▶ **WHAT TO PRODUCE**
Find the lines below that contain the string "matplotlib". Copy each one.

DATASET RECORDS start

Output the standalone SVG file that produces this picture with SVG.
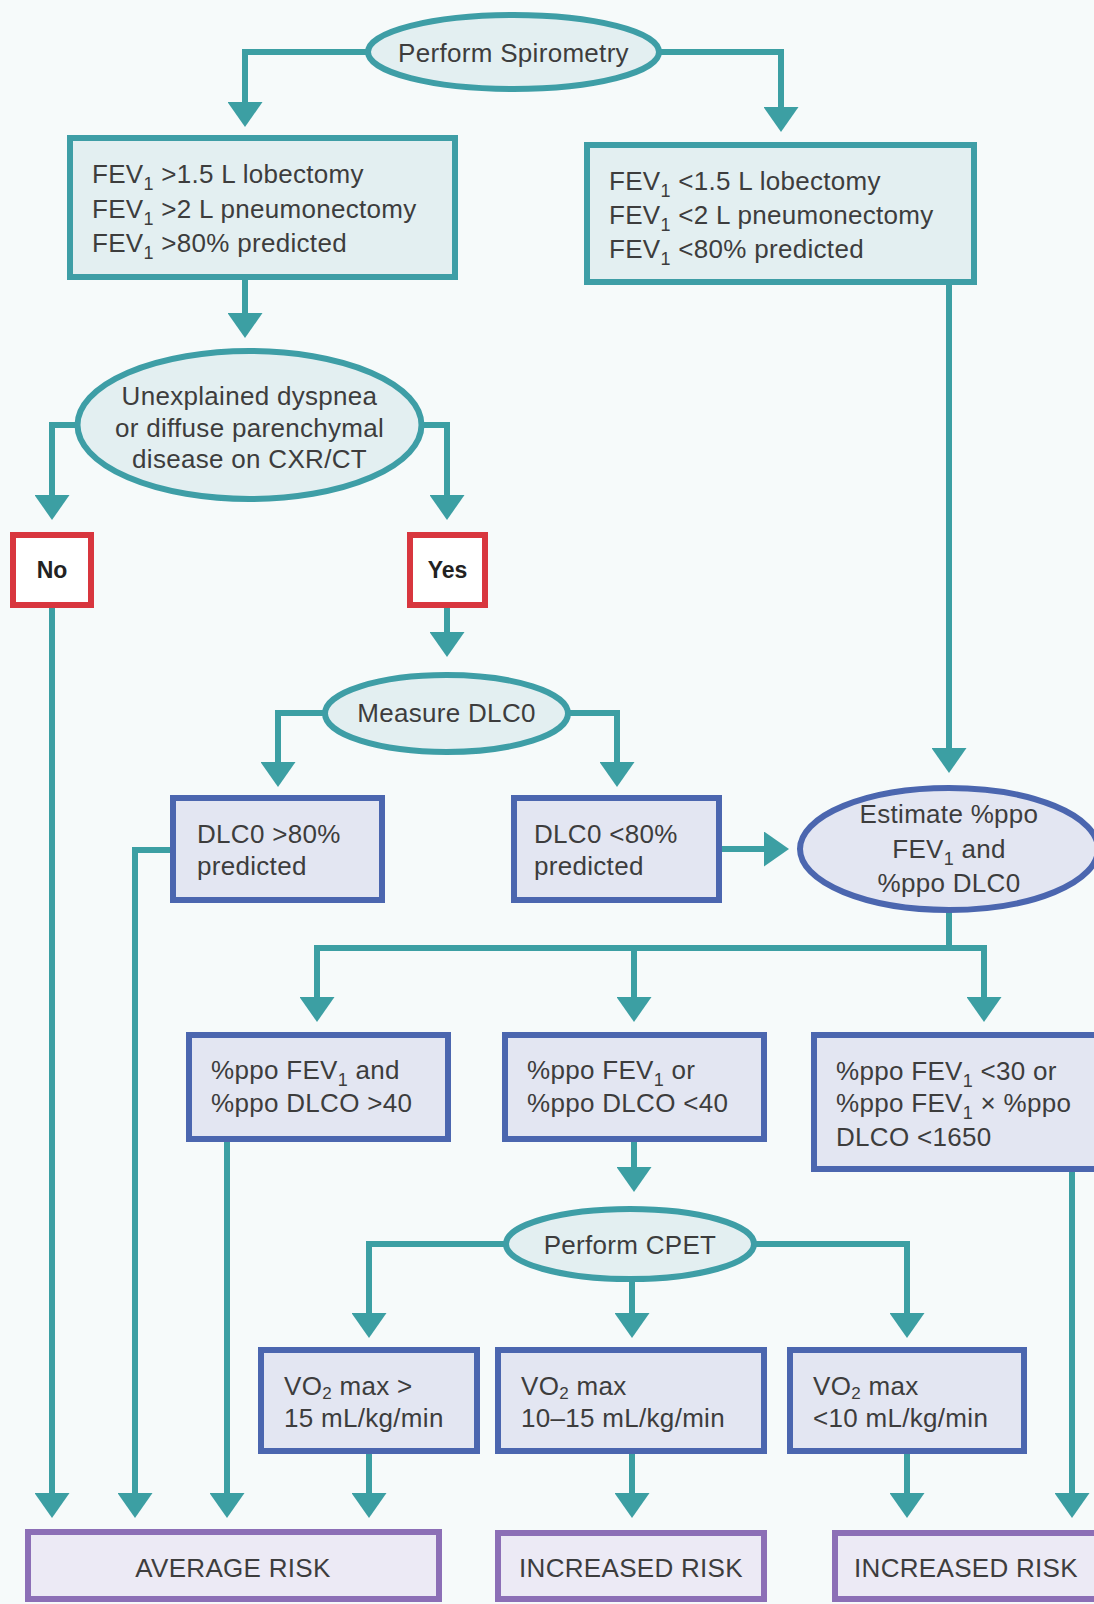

DATASET RECORDS end
DATASET RECORDS start

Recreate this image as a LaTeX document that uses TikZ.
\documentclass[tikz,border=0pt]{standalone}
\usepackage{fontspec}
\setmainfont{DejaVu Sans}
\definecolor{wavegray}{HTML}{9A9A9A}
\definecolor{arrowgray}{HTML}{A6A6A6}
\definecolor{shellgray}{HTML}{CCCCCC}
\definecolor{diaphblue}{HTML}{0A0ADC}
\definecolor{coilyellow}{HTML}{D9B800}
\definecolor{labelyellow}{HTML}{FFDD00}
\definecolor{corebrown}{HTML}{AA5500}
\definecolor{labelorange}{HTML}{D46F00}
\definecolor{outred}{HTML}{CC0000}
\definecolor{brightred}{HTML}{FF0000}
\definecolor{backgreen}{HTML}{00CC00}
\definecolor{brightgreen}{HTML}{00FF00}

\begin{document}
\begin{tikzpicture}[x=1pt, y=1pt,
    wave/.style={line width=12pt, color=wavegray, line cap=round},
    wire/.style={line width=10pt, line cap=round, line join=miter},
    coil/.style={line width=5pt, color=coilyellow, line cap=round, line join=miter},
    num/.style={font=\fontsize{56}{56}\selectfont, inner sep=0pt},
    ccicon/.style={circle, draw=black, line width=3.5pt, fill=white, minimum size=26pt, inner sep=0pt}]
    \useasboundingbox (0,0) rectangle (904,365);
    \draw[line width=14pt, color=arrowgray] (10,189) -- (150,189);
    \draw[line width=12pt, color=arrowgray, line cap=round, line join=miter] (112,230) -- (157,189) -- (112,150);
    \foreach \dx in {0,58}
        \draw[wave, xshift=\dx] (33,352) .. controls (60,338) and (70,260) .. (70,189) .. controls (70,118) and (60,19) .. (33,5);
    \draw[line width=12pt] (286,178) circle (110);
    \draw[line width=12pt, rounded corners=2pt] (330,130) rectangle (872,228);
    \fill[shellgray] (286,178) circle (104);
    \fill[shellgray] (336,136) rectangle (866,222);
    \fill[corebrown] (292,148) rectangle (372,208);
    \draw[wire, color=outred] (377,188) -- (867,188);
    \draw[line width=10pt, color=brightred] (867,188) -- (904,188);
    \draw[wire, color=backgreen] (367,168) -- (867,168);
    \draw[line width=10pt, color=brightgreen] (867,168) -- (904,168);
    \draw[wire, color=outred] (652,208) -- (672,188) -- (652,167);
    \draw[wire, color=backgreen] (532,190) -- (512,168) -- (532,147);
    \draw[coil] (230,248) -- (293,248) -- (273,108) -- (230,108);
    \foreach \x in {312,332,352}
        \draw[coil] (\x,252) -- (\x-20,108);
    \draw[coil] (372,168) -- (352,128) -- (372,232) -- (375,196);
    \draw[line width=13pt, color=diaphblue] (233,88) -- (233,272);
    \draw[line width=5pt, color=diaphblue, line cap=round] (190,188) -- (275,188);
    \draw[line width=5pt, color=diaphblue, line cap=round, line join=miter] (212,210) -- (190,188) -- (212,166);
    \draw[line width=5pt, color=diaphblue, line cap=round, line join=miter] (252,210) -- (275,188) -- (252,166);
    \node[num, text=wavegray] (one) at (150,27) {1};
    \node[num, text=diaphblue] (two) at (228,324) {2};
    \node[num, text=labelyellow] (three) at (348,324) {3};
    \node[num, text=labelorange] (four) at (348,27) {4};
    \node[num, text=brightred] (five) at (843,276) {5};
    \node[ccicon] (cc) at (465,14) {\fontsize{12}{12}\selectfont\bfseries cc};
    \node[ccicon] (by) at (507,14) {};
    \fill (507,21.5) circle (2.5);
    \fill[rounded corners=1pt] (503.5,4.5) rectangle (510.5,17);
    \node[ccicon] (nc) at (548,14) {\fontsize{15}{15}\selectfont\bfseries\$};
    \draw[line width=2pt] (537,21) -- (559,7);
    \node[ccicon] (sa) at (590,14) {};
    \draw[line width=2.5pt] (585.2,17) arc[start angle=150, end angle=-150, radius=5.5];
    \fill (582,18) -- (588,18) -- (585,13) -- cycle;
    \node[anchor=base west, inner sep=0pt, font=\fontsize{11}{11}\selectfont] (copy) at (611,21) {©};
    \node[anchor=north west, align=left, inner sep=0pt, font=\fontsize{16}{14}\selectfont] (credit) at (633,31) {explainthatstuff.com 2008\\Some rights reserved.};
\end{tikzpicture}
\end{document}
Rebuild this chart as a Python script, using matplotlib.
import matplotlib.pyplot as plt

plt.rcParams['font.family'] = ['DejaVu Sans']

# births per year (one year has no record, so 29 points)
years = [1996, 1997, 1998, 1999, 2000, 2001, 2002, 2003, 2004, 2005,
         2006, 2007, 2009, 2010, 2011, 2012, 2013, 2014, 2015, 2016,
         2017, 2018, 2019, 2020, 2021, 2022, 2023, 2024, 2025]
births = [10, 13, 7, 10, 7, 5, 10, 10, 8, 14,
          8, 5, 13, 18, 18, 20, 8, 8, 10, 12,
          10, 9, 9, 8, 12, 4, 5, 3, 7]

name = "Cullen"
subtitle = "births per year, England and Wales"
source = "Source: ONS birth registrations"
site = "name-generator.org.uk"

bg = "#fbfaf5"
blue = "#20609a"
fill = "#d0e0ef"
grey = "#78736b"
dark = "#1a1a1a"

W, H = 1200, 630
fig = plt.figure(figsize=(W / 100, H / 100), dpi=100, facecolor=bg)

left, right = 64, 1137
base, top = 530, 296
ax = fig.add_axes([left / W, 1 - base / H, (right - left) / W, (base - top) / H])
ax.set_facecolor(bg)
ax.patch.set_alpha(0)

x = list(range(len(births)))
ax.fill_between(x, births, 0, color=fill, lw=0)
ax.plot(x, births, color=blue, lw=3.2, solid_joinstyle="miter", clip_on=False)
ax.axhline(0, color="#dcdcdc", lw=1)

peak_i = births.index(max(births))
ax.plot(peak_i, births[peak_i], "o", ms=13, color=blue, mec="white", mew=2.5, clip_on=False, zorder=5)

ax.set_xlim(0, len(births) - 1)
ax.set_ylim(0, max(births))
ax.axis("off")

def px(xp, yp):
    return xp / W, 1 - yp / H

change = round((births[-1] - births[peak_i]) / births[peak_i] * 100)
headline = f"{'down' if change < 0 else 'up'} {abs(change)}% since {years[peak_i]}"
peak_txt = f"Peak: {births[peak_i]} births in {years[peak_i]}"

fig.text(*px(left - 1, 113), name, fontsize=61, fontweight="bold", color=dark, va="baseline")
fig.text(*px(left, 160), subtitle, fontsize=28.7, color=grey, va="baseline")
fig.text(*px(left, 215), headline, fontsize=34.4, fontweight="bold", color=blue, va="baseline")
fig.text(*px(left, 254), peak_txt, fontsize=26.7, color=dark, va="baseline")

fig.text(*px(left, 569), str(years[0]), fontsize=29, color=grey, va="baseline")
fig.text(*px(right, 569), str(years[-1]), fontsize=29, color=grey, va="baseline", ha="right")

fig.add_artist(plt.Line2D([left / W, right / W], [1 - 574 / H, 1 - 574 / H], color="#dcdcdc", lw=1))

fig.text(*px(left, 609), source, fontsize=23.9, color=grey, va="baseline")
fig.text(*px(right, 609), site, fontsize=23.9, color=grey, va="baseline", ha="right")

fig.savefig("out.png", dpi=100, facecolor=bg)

DATASET RECORDS end

▶ **THE SOLUTION**
Rebuild this chart as a Python script, using matplotlib.
import matplotlib.pyplot as plt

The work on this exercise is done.